* **To be done**
Word for word, quote all of the material, omitting the pictures.

* **Extracted material**
■ ■ ■
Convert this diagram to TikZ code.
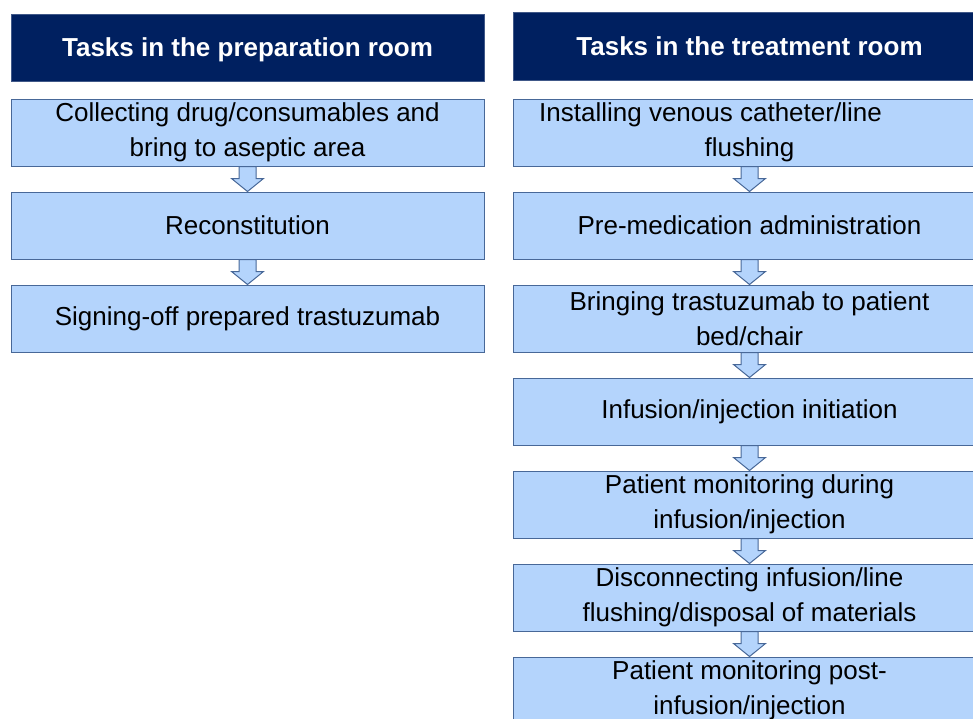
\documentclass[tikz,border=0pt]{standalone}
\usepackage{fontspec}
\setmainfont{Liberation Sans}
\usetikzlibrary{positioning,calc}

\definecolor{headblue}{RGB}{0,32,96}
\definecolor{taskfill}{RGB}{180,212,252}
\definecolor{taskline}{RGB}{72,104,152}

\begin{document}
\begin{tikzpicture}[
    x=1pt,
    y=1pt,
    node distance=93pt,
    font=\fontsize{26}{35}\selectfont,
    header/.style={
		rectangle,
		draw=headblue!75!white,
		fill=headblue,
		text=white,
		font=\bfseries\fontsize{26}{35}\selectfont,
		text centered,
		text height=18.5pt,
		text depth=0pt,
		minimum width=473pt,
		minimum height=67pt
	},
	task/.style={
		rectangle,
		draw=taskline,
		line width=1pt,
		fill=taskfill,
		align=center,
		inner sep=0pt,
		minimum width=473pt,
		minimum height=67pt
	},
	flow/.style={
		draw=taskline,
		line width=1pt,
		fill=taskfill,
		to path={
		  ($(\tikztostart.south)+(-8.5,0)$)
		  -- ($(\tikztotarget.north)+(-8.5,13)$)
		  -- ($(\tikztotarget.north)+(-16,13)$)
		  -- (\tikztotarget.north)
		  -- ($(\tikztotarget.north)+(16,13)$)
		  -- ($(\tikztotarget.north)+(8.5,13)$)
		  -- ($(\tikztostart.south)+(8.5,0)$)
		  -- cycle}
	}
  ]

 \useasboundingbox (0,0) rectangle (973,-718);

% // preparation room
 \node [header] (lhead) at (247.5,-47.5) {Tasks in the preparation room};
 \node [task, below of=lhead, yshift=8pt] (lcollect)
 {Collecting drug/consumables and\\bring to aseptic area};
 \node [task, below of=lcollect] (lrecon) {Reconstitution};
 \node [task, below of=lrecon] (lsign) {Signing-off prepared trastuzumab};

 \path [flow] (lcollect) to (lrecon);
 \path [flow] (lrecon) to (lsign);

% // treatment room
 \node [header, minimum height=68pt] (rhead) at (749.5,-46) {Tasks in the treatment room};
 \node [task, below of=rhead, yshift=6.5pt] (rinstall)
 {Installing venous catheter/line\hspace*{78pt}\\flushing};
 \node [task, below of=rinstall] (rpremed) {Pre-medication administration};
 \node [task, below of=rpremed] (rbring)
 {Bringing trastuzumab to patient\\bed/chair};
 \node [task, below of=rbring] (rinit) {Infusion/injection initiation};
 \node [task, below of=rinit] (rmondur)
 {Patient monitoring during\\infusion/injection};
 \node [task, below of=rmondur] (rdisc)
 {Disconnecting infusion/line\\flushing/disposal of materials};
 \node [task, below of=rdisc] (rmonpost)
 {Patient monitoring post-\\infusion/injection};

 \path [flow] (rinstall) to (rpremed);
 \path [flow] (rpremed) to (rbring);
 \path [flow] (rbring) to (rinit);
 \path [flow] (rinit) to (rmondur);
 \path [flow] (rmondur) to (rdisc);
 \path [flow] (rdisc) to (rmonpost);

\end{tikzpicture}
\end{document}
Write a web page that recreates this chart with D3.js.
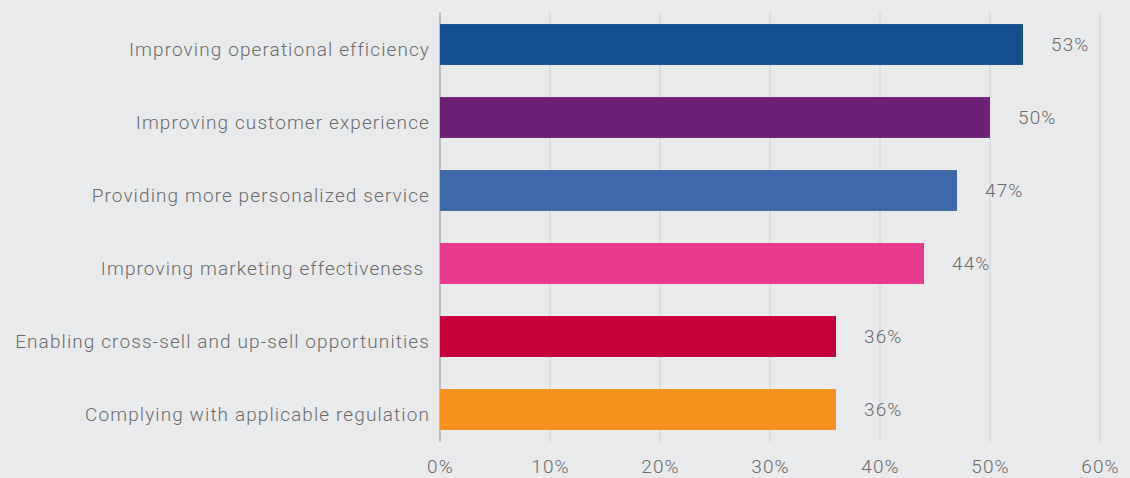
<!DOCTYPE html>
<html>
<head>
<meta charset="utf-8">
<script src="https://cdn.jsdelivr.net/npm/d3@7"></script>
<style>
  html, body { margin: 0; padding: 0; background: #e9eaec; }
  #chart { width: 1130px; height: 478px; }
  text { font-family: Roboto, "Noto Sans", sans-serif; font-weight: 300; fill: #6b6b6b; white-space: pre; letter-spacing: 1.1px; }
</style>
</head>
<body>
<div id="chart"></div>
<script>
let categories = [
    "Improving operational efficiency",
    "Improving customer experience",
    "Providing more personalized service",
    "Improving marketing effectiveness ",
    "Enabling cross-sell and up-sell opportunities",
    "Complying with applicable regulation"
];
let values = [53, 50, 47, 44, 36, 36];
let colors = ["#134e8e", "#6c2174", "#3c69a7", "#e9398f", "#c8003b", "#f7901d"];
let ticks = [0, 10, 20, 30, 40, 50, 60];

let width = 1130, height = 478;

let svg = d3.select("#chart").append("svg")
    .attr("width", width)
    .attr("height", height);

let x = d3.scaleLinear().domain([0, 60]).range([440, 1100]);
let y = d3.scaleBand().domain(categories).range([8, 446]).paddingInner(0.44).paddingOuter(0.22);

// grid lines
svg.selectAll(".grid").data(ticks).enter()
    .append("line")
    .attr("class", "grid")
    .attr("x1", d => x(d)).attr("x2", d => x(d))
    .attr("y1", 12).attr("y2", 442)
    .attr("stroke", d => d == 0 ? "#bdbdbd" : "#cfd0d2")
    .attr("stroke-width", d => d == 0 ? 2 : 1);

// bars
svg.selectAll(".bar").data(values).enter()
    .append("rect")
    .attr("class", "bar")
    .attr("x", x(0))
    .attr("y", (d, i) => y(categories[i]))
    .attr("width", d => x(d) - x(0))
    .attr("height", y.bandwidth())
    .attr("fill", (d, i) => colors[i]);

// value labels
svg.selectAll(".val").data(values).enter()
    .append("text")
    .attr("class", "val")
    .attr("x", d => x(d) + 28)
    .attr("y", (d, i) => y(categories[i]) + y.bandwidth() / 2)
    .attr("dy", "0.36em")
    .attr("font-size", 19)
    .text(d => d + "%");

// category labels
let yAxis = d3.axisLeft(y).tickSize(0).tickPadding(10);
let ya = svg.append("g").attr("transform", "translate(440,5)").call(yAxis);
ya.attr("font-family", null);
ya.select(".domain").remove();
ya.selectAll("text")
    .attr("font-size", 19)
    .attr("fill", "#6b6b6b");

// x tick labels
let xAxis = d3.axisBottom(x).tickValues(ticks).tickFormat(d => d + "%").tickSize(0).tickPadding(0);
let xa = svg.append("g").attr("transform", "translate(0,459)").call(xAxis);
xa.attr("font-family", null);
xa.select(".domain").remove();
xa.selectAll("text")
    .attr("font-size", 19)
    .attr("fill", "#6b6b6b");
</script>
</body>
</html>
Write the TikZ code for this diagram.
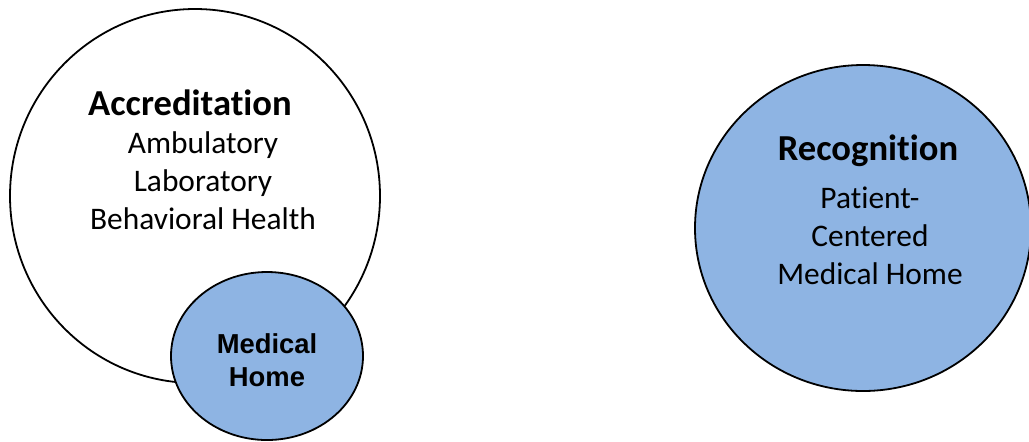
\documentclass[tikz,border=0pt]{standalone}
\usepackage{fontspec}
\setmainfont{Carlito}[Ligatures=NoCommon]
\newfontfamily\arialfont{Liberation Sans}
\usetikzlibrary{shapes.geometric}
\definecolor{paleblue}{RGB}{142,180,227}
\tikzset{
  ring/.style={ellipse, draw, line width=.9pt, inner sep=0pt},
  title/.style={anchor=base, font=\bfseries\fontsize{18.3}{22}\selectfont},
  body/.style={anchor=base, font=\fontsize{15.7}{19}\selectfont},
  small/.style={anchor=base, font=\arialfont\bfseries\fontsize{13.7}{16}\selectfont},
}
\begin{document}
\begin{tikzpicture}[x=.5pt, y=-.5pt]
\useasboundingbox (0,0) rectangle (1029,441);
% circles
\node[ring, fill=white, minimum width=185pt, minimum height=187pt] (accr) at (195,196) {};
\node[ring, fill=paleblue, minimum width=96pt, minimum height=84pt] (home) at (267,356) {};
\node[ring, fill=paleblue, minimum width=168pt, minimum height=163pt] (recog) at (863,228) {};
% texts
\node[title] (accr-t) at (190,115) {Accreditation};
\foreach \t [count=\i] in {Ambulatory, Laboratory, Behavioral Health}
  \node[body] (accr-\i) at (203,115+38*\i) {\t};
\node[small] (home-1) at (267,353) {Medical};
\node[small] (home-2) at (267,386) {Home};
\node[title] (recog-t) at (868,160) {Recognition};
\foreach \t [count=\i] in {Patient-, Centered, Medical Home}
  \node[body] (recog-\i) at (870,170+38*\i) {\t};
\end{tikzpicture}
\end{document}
■ ■ ■
* **Response**
Convert this diagram to TikZ code.
\documentclass[tikz,border=0pt]{standalone}
\usepackage{fontspec}
\setmainfont{Liberation Sans}
\usetikzlibrary{positioning,calc}

\definecolor{headblue}{RGB}{0,32,96}
\definecolor{taskfill}{RGB}{180,212,252}
\definecolor{taskline}{RGB}{72,104,152}

\begin{document}
\begin{tikzpicture}[
    x=1pt,
    y=1pt,
    node distance=93pt,
    font=\fontsize{26}{35}\selectfont,
    header/.style={
		rectangle,
		draw=headblue!75!white,
		fill=headblue,
		text=white,
		font=\bfseries\fontsize{26}{35}\selectfont,
		text centered,
		text height=18.5pt,
		text depth=0pt,
		minimum width=473pt,
		minimum height=67pt
	},
	task/.style={
		rectangle,
		draw=taskline,
		line width=1pt,
		fill=taskfill,
		align=center,
		inner sep=0pt,
		minimum width=473pt,
		minimum height=67pt
	},
	flow/.style={
		draw=taskline,
		line width=1pt,
		fill=taskfill,
		to path={
		  ($(\tikztostart.south)+(-8.5,0)$)
		  -- ($(\tikztotarget.north)+(-8.5,13)$)
		  -- ($(\tikztotarget.north)+(-16,13)$)
		  -- (\tikztotarget.north)
		  -- ($(\tikztotarget.north)+(16,13)$)
		  -- ($(\tikztotarget.north)+(8.5,13)$)
		  -- ($(\tikztostart.south)+(8.5,0)$)
		  -- cycle}
	}
  ]

 \useasboundingbox (0,0) rectangle (973,-718);

% // preparation room
 \node [header] (lhead) at (247.5,-47.5) {Tasks in the preparation room};
 \node [task, below of=lhead, yshift=8pt] (lcollect)
 {Collecting drug/consumables and\\bring to aseptic area};
 \node [task, below of=lcollect] (lrecon) {Reconstitution};
 \node [task, below of=lrecon] (lsign) {Signing-off prepared trastuzumab};

 \path [flow] (lcollect) to (lrecon);
 \path [flow] (lrecon) to (lsign);

% // treatment room
 \node [header, minimum height=68pt] (rhead) at (749.5,-46) {Tasks in the treatment room};
 \node [task, below of=rhead, yshift=6.5pt] (rinstall)
 {Installing venous catheter/line\hspace*{78pt}\\flushing};
 \node [task, below of=rinstall] (rpremed) {Pre-medication administration};
 \node [task, below of=rpremed] (rbring)
 {Bringing trastuzumab to patient\\bed/chair};
 \node [task, below of=rbring] (rinit) {Infusion/injection initiation};
 \node [task, below of=rinit] (rmondur)
 {Patient monitoring during\\infusion/injection};
 \node [task, below of=rmondur] (rdisc)
 {Disconnecting infusion/line\\flushing/disposal of materials};
 \node [task, below of=rdisc] (rmonpost)
 {Patient monitoring post-\\infusion/injection};

 \path [flow] (rinstall) to (rpremed);
 \path [flow] (rpremed) to (rbring);
 \path [flow] (rbring) to (rinit);
 \path [flow] (rinit) to (rmondur);
 \path [flow] (rmondur) to (rdisc);
 \path [flow] (rdisc) to (rmonpost);

\end{tikzpicture}
\end{document}
Write a web page that recreates this chart with D3.js.
<!DOCTYPE html>
<html>
<head>
<meta charset="utf-8">
<script src="https://cdn.jsdelivr.net/npm/d3@7"></script>
<style>
  html, body { margin: 0; padding: 0; background: #e9eaec; }
  #chart { width: 1130px; height: 478px; }
  text { font-family: Roboto, "Noto Sans", sans-serif; font-weight: 300; fill: #6b6b6b; white-space: pre; letter-spacing: 1.1px; }
</style>
</head>
<body>
<div id="chart"></div>
<script>
let categories = [
    "Improving operational efficiency",
    "Improving customer experience",
    "Providing more personalized service",
    "Improving marketing effectiveness ",
    "Enabling cross-sell and up-sell opportunities",
    "Complying with applicable regulation"
];
let values = [53, 50, 47, 44, 36, 36];
let colors = ["#134e8e", "#6c2174", "#3c69a7", "#e9398f", "#c8003b", "#f7901d"];
let ticks = [0, 10, 20, 30, 40, 50, 60];

let width = 1130, height = 478;

let svg = d3.select("#chart").append("svg")
    .attr("width", width)
    .attr("height", height);

let x = d3.scaleLinear().domain([0, 60]).range([440, 1100]);
let y = d3.scaleBand().domain(categories).range([8, 446]).paddingInner(0.44).paddingOuter(0.22);

// grid lines
svg.selectAll(".grid").data(ticks).enter()
    .append("line")
    .attr("class", "grid")
    .attr("x1", d => x(d)).attr("x2", d => x(d))
    .attr("y1", 12).attr("y2", 442)
    .attr("stroke", d => d == 0 ? "#bdbdbd" : "#cfd0d2")
    .attr("stroke-width", d => d == 0 ? 2 : 1);

// bars
svg.selectAll(".bar").data(values).enter()
    .append("rect")
    .attr("class", "bar")
    .attr("x", x(0))
    .attr("y", (d, i) => y(categories[i]))
    .attr("width", d => x(d) - x(0))
    .attr("height", y.bandwidth())
    .attr("fill", (d, i) => colors[i]);

// value labels
svg.selectAll(".val").data(values).enter()
    .append("text")
    .attr("class", "val")
    .attr("x", d => x(d) + 28)
    .attr("y", (d, i) => y(categories[i]) + y.bandwidth() / 2)
    .attr("dy", "0.36em")
    .attr("font-size", 19)
    .text(d => d + "%");

// category labels
let yAxis = d3.axisLeft(y).tickSize(0).tickPadding(10);
let ya = svg.append("g").attr("transform", "translate(440,5)").call(yAxis);
ya.attr("font-family", null);
ya.select(".domain").remove();
ya.selectAll("text")
    .attr("font-size", 19)
    .attr("fill", "#6b6b6b");

// x tick labels
let xAxis = d3.axisBottom(x).tickValues(ticks).tickFormat(d => d + "%").tickSize(0).tickPadding(0);
let xa = svg.append("g").attr("transform", "translate(0,459)").call(xAxis);
xa.attr("font-family", null);
xa.select(".domain").remove();
xa.selectAll("text")
    .attr("font-size", 19)
    .attr("fill", "#6b6b6b");
</script>
</body>
</html>
Write the TikZ code for this diagram.
\documentclass[tikz,border=0pt]{standalone}
\usepackage{fontspec}
\setmainfont{Carlito}[Ligatures=NoCommon]
\newfontfamily\arialfont{Liberation Sans}
\usetikzlibrary{shapes.geometric}
\definecolor{paleblue}{RGB}{142,180,227}
\tikzset{
  ring/.style={ellipse, draw, line width=.9pt, inner sep=0pt},
  title/.style={anchor=base, font=\bfseries\fontsize{18.3}{22}\selectfont},
  body/.style={anchor=base, font=\fontsize{15.7}{19}\selectfont},
  small/.style={anchor=base, font=\arialfont\bfseries\fontsize{13.7}{16}\selectfont},
}
\begin{document}
\begin{tikzpicture}[x=.5pt, y=-.5pt]
\useasboundingbox (0,0) rectangle (1029,441);
% circles
\node[ring, fill=white, minimum width=185pt, minimum height=187pt] (accr) at (195,196) {};
\node[ring, fill=paleblue, minimum width=96pt, minimum height=84pt] (home) at (267,356) {};
\node[ring, fill=paleblue, minimum width=168pt, minimum height=163pt] (recog) at (863,228) {};
% texts
\node[title] (accr-t) at (190,115) {Accreditation};
\foreach \t [count=\i] in {Ambulatory, Laboratory, Behavioral Health}
  \node[body] (accr-\i) at (203,115+38*\i) {\t};
\node[small] (home-1) at (267,353) {Medical};
\node[small] (home-2) at (267,386) {Home};
\node[title] (recog-t) at (868,160) {Recognition};
\foreach \t [count=\i] in {Patient-, Centered, Medical Home}
  \node[body] (recog-\i) at (870,170+38*\i) {\t};
\end{tikzpicture}
\end{document}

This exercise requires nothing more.